Eh bien Shakespeare n’a certainement jamais renoncé à raconter des histoires dans lesquelles interviennent la magie et le surnaturel ! J’ai réalisé une adaptation de Hamlet et toute cette histoire repose sur l’apparition du fantôme du père du héros, qui vient révéler à son fils qu’il a été assassiné. On retrouve en effet beaucoup de thèmes abordés par Shakespeare dans le monde d’Asgaard : il y a la gestion de la vie privée et publique des souverains, les décisions individuelles et personnelles qui ont un impact sur la vie publique, les conséquences à grande échelle de ces décisions, la description de la vie intime des gens « riches et célèbres » qui dirigent ceux qui sont humbles et inconnus, toutes ces intrigues font partie de l’univers des dieux nordiques. Il y a aussi la manière dont les personnages utilisent la magie, la présence du surnaturel, des surhommes guerriers proches des superhéros tels que Macbeth ou le Roi Lear. Ces personnages sont de grands stratèges militaires et jouissent d’un pouvoir immense. Tout cela me permet de dire que grâce aux années que j’ai passées à travailler sur le répertoire de Shakespeare, c’était un univers et des thèmes qui m’étaient déjà très familiers.

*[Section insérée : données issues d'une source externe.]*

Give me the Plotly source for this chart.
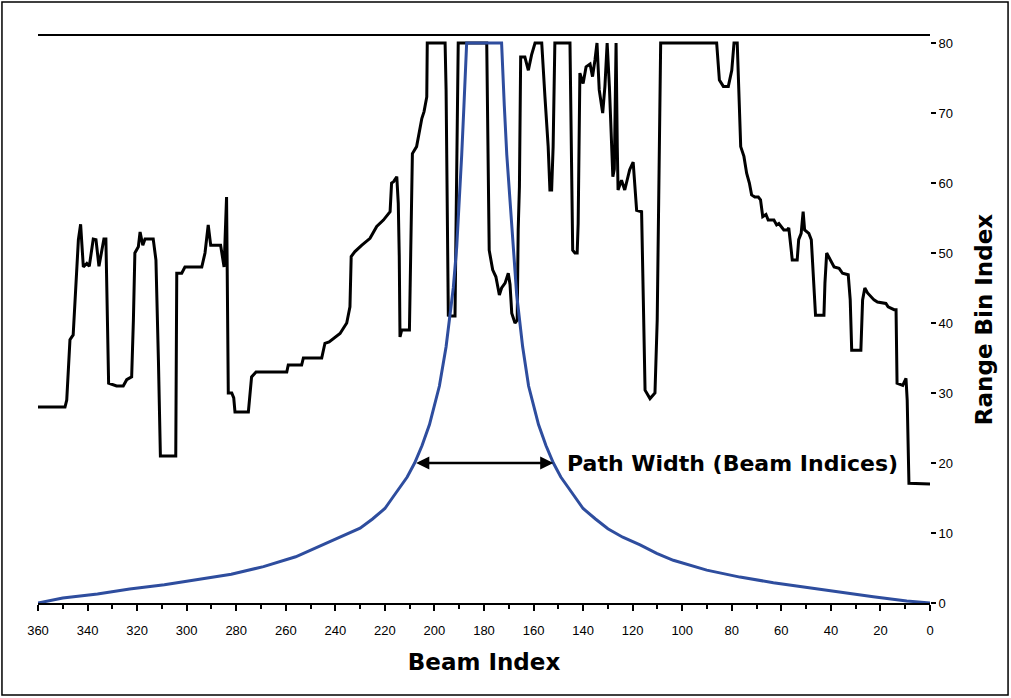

Quelle a été votre vision initiale du projet ? Les premières images qui ont jailli dans votre esprit à la lecture du script ?

La toute première vision a été celle des tours d’or étincelantes d’Asgaard. Et des approches de la manière dont nous pourrions évoquer un « âge d’or » de cette cité des dieux, une apogée spirituelle comme celle qu’à connu Camelot dans l’épopée des chevaliers de la table ronde. Nous voulions représenter Asgaard de manière crédible, en montrant la patine des siècles, les petits détails sombres et réalistes, en nous basant sur la culture viking. Mais on devait se rendre compte immédiatement que c’est un monde qui bénéficie à la fois de technologies très avancées et de l’usage de la magie issue de temps très anciens. Il y avait là une opportunité très intéressante de montrer une société qui dispose de connaissances scientifiques extraordinaires tout en ne reniant pas la part primitive de sa civilisation. Je me souviens que les mots qui revenaient sans cesse dans ma description du projet, au cours des premières rencontres, étaient « Il faut que ce soit ancien et flambant neuf, sophistiqué et primitif, technologiquement très en avance et atavique… » Ce sont ces contradictions, ces pôles opposés qui cohabitent qui me semblaient définir le mieux ce monde. Les vêtements devaient aussi jouer un rôle important. Ils devaient être liés au passé des vikings, mais aussi être en mesure de s’adapter à des voyages cosmiques. Je voulais que ces images aient un impact très viscéral, que le public ait l’impression d’être transporté dans un autre monde, une autre dimension. Mon but est de parvenir à donner au spectateur le sentiment qu’il se retrouve au cœur d’Asgaard, en immersion totale, et non pas qu’il se contente de l’observer de loin. On vit ces scènes au plus près de ces personnages incroyables qui montent des chevaux, mais qui peuvent aussi voyager dans d’autres dimensions ! J’avais envie que les spectateurs aient le sentiment de chevaucher à leurs côtés, qu’il y ait un côté très concret , très viril, très ancré dans la terre, dans ces images. Il fallait qu’elles soient très spectaculaires et débordent d’énergie primale.